Bulgaria’s head of state condemned the country’s new government for pledging to boost military support for Ukraine, as it steers the Black Sea nation closer to the European mainstream in its backing for Kyiv.
President Rumen Radev, who has refused to provide large-scale military aid even as he criticized Russia‘s invasion, reinforced his message that such support would draw Bulgaria into conflict. After Radev effectively held the reins in Sofia with his sway over a series of interim governments, a new administration sworn in this month has vowed to shift gears.

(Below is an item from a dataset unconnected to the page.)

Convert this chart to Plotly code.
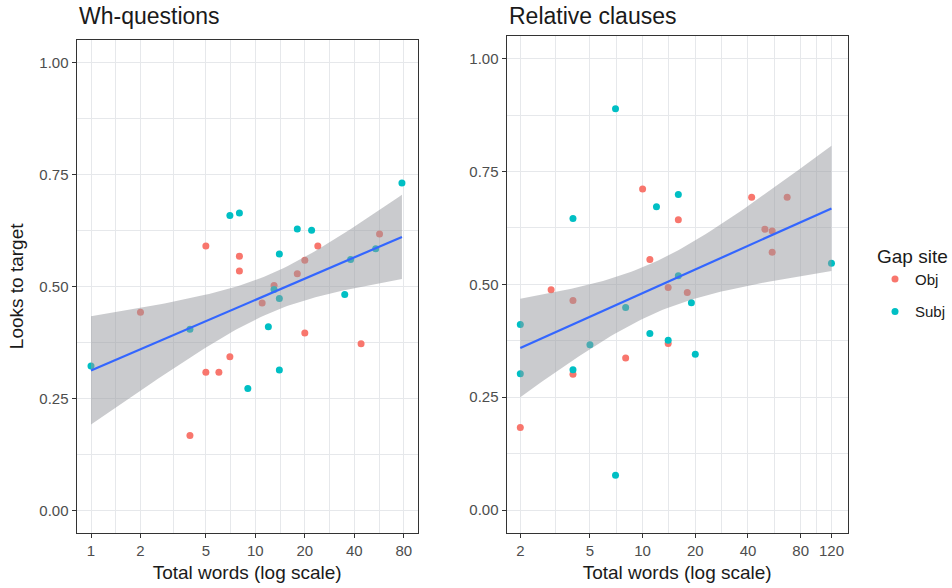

“The course of the new government is to push Bulgaria ever closer to the war,” Radev told reporters Friday. “It is not just in our interest, but also in all of Europe’s, to cease military action immediately and to seek all possible paths for restoring dialog and peace talks.”
The new coalition made up of Bulgaria’s two main parties vowed to end years of political deadlock in the Black Sea nation. Part of that is a fresh move to assist Ukraine. Defense Minister Todor Tagarev said this week that the cabinet is working on a fresh package for assistance.

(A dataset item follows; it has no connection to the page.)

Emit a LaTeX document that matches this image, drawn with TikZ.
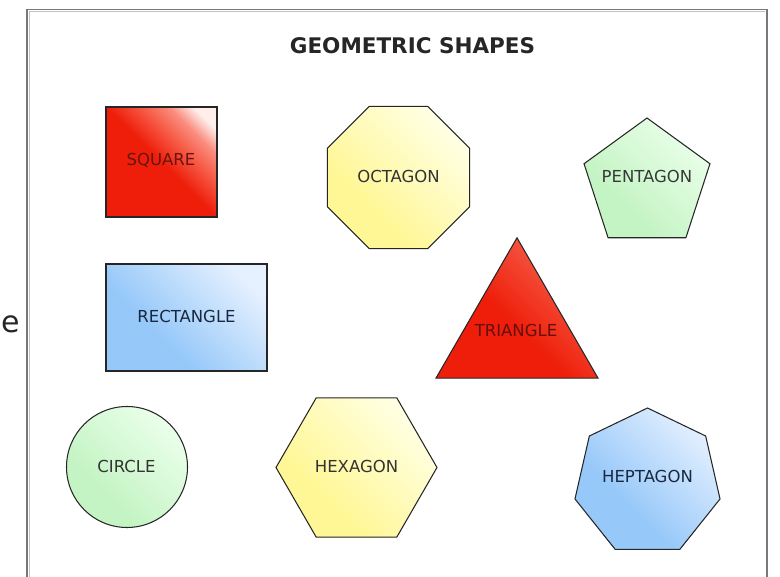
\documentclass[tikz,border=0pt]{standalone}
\usepackage{fontspec}
\setmainfont{DejaVu Sans}
\usetikzlibrary{shapes.geometric}
\definecolor{redA}{RGB}{238,30,10}
\definecolor{redM}{RGB}{246,95,75}
\definecolor{redB}{RGB}{250,140,125}
\definecolor{redC}{RGB}{255,238,235}
\definecolor{yelA}{RGB}{255,247,150}
\definecolor{yelB}{RGB}{255,255,228}
\definecolor{grnA}{RGB}{196,244,196}
\definecolor{grnB}{RGB}{234,255,234}
\definecolor{bluA}{RGB}{150,200,249}
\definecolor{bluB}{RGB}{230,241,255}
\definecolor{frameC}{RGB}{120,120,120}
\pgfdeclareverticalshading{redsq}{100bp}{color(0bp)=(redA); color(50bp)=(redA); color(62bp)=(redM); color(70bp)=(redB); color(78bp)=(redC); color(100bp)=(redC)}
\pgfdeclareverticalshading{redtri}{100bp}{color(0bp)=(redA); color(45bp)=(redA); color(72bp)=(redM); color(100bp)=(redM)}
\pgfdeclareverticalshading{yelsh}{100bp}{color(0bp)=(yelA); color(35bp)=(yelA); color(75bp)=(yelB); color(100bp)=(yelB)}
\pgfdeclareverticalshading{grnsh}{100bp}{color(0bp)=(grnA); color(35bp)=(grnA); color(75bp)=(grnB); color(100bp)=(grnB)}
\pgfdeclareverticalshading{blush}{100bp}{color(0bp)=(bluA); color(38bp)=(bluA); color(76bp)=(bluB); color(100bp)=(bluB)}
\tikzset{
  shp/.style={draw=black!85, line width=1.05pt, line join=miter, shading angle=-45},
  lbl/.style={font=\fontsize{16.5}{17}\selectfont, inner sep=0pt},
}
\begin{document}
\begin{tikzpicture}[x=1pt, y=-1pt]
\useasboundingbox (0,0) rectangle (780,577);
\clip (0,0) rectangle (780,577);
\fill[white] (0,0) rectangle (780,577);
% frame
\draw[frameC!45, line width=1pt] (29.3,600) -- (29.3,11.8) -- (765,11.8);
\draw[frameC, line width=1.6pt] (26.8,600) -- (26.8,9.4) -- (767.2,9.4) -- (767.2,600);
% letter at left edge
\node[font=\fontsize{30}{30}\selectfont, anchor=west, inner sep=0pt, text=black!85] (cut) at (1,324) {e};
% title
\node[font=\bfseries\fontsize{21.5}{22}\selectfont, text=black!85] (title) at (412.5,46) {GEOMETRIC SHAPES};
% square
\shade[shp, shading=redsq] (106,107) rectangle (217,217);
\node[lbl, text={rgb,255:red,105;green,20;blue,15}] (square) at (161,160) {SQUARE};
% octagon
\shade[shp, shading=yelsh, shift={(398.5,177.5)}] (22.5:76.9) \foreach \k in {1,...,7}{ -- (22.5+45*\k:76.9)} -- cycle;
\node[lbl, text=black!80] (octagon) at (398.5,176) {OCTAGON};
% pentagon
\shade[shp, shading=grnsh, shift={(647,184.2)}] (270:66.2) \foreach \k in {1,...,4}{ -- (270+72*\k:66.2)} -- cycle;
\node[lbl, text=black!78] (pentagon) at (647,176) {PENTAGON};
% rectangle
\shade[shp, shading=blush] (106,264) rectangle (267,371);
\node[lbl, text={rgb,255:red,25;green,40;blue,65}] (rectangle) at (186.5,316) {RECTANGLE};
% triangle
\shade[shp, shading=redtri, shift={(517,331.3)}] (270:93.5) -- (30:93.5) -- (150:93.5) -- cycle;
\node[lbl, text={rgb,255:red,100;green,15;blue,10}] (triangle) at (516,330) {TRIANGLE};
% circle
\shade[shp, shading=grnsh] (127,467) circle[radius=60.5];
\node[lbl, text=black!80] (circle) at (126.5,466) {CIRCLE};
% hexagon
\shade[shp, shading=yelsh, shift={(356.5,467.5)}] (0:80.5) \foreach \k in {1,...,5}{ -- (60*\k:80.5)} -- cycle;
\node[lbl, text=black!80] (hexagon) at (356.5,466) {HEXAGON};
% heptagon
\shade[shp, shading=blush, shift={(647.5,482.4)}] (270:74.4) \foreach \k in {1,...,6}{ -- (270+51.42857*\k:74.4)} -- cycle;
\node[lbl, text={rgb,255:red,25;green,40;blue,65}] (heptagon) at (647.5,476) {HEPTAGON};
\end{tikzpicture}
\end{document}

The support will match “their needs and our capabilities,” Tagarev told reporters Wednesday, adding that the government is also considering joining the European Union’s joint ammunition purchases.

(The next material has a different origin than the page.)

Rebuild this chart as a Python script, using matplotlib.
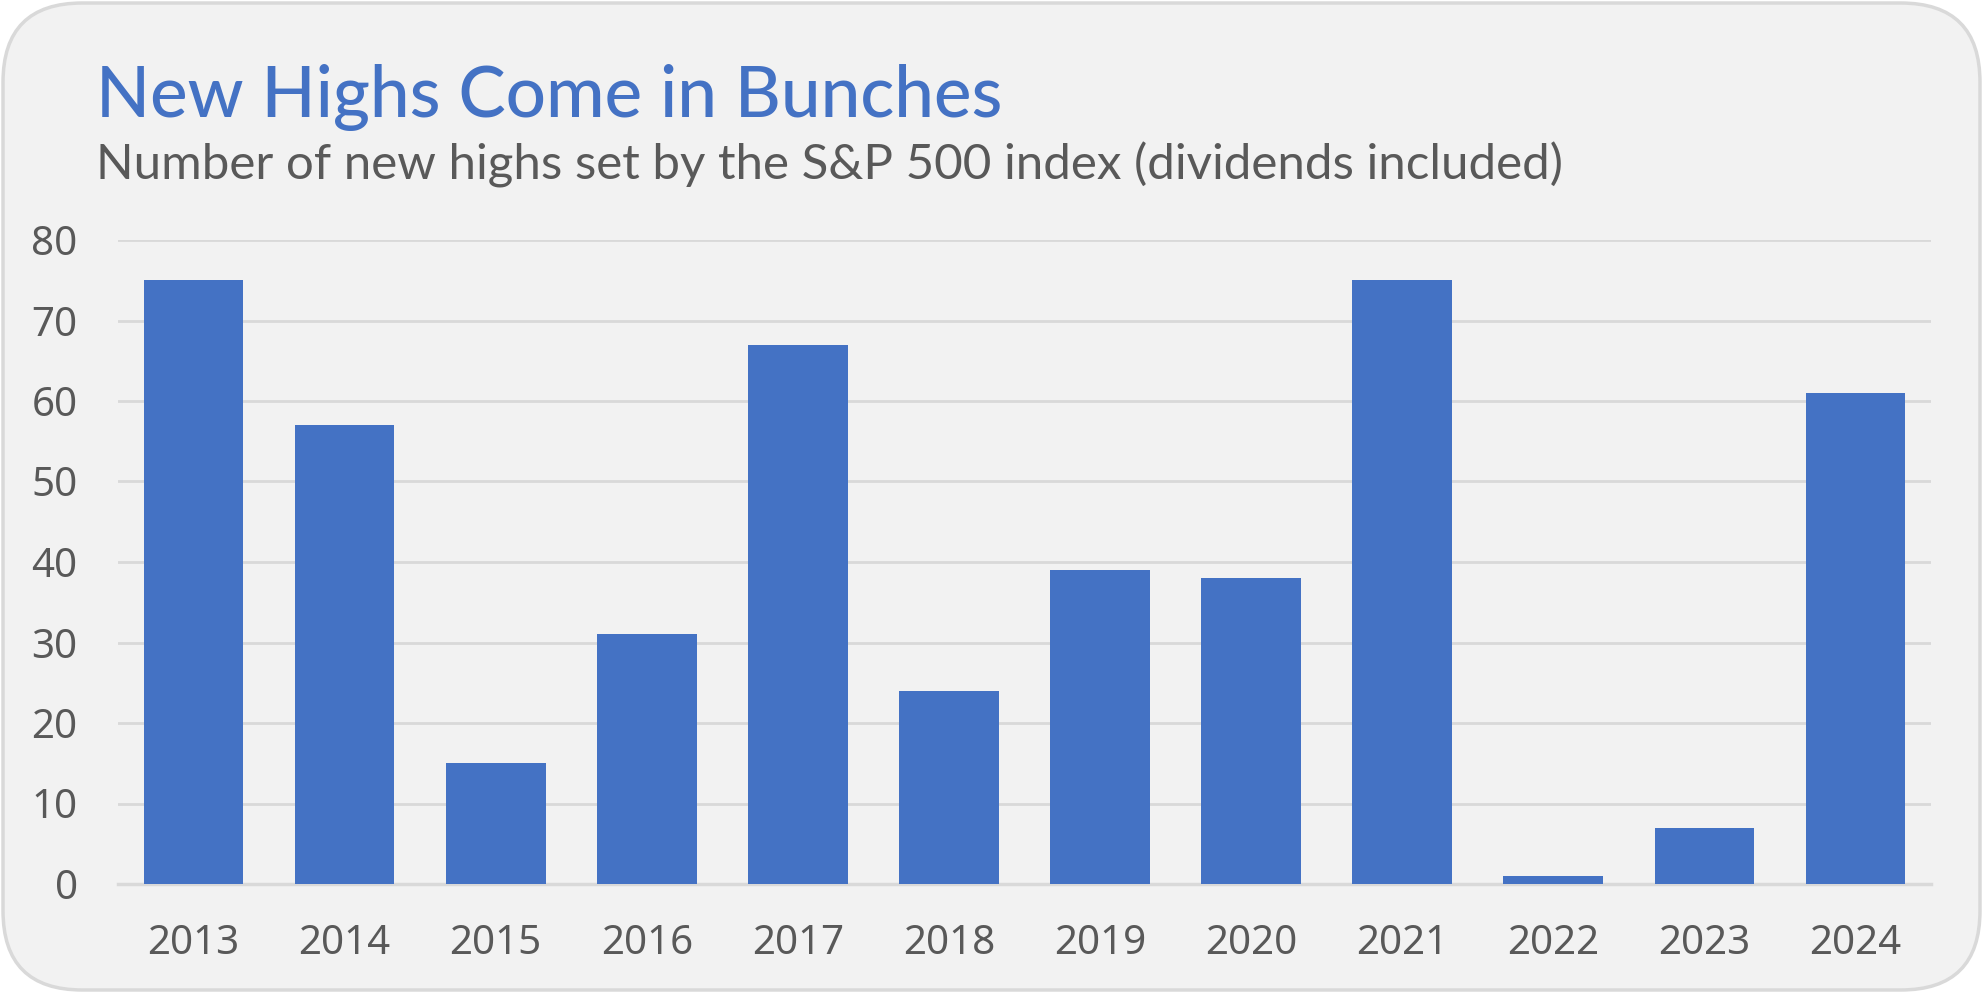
#!/usr/bin/env python3

import matplotlib
matplotlib.use('Agg')
import matplotlib.pyplot as plt
from matplotlib.patches import FancyBboxPatch

years = ['2013', '2014', '2015', '2016', '2017', '2018',
         '2019', '2020', '2021', '2022', '2023', '2024']
new_highs = [75, 57, 15, 31, 67, 24, 39, 38, 75, 1, 7, 61]
y_ticks = [0, 10, 20, 30, 40, 50, 60, 70, 80]

title = 'New Highs Come in Bunches'
subtitle = 'Number of new highs set by the S&P 500 index (dividends included)'

blue = '#4472c4'
grey_text = '#595959'
grid_grey = '#d9d9d9'

fig = plt.figure(figsize=(19.83, 9.93), dpi=100)
fig.patch.set_facecolor('white')

# rounded card behind everything
card = FancyBboxPatch(
    (3 / 1983, 3 / 993), 1977 / 1983, 987 / 993,
    boxstyle='round,pad=0,rounding_size=0.04',
    transform=fig.transFigure,
    facecolor='#f2f2f2', edgecolor=grid_grey, linewidth=2.5,
    mutation_aspect=1983 / 993, zorder=-10)
fig.patches.append(card)

ax = fig.add_axes([118 / 1983, 1 - 884 / 993, 1813 / 1983, 644 / 993])
ax.set_facecolor('none')
ax.set_zorder(5)

x = range(len(years))
ax.bar(x, new_highs, width=0.66, color=blue, zorder=3)

ax.set_xlim(-0.5, len(years) - 0.5)
ax.set_ylim(0, 80)
ax.set_yticks(y_ticks)
ax.set_xticks(list(x))
ax.set_xticklabels(years)

for spine in ax.spines.values():
    spine.set_visible(False)

ax.grid(axis='y', color=grid_grey, linewidth=2, zorder=0)
ax.set_axisbelow(True)
ax.axhline(0, color=grid_grey, linewidth=2.5, zorder=2, clip_on=False)

ax.tick_params(axis='both', length=0, labelcolor=grey_text, labelsize=29)
ax.tick_params(axis='y', pad=29)
ax.tick_params(axis='x', pad=29)
for lbl in ax.get_xticklabels() + ax.get_yticklabels():
    lbl.set_family(['Noto Sans', 'DejaVu Sans'])

fig.text(96 / 1983, 1 - 117 / 993, title, color=blue, fontsize=51,
         fontweight='medium', family=['Lato', 'DejaVu Sans'],
         ha='left', va='baseline')
fig.text(96 / 1983, 1 - 180 / 993, subtitle, color=grey_text, fontsize=35.5,
         family=['Lato', 'DejaVu Sans'], ha='left', va='baseline')

fig.savefig('out.png', dpi=100, facecolor=fig.get_facecolor())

Those initiatives would be a sharp turn from Radev’s policies. The Bulgarian president, a US-trained former Air Force general, has for years fended off accusations from political rivals that he takes pro-Kremlin stances.
Radev has opposed EU against toward Russia — and once asserted during an election debate that Crimea, seized by the Kremlin from Ukraine in 2014, is “Russian.”
But as long as the fragile coalition, made up of long-time premier Boyko Borissov’s Gerb party and former Prime Minister Kiril Petkov’s party, holds together, Radev’s influence is diminished. Prime Minister Nikolai Denkov sought to play down the clash as a “a media attack,” saying that interim governments under Radev also provided aid.
“There’s only one guarantee for Bulgaria’s security and that is its participation in the North Atlantic Treaty,” Denkov told reporters in Sofia.
A significant producer of Soviet-style ammunition, Bulgaria — a NATO member since 2004 — has only provided limited military support after a parliamentary decision last year, although its weaponry has found its way to Ukraine through third countries. Radev’s interim premiers have repeatedly stated that the country has limited resources and can’t afford to provide aid.
Bulgaria has close cultural and economic ties with Kremlin, with most of its energy supplies coming from Russia until the beginning of its invasion in Ukraine.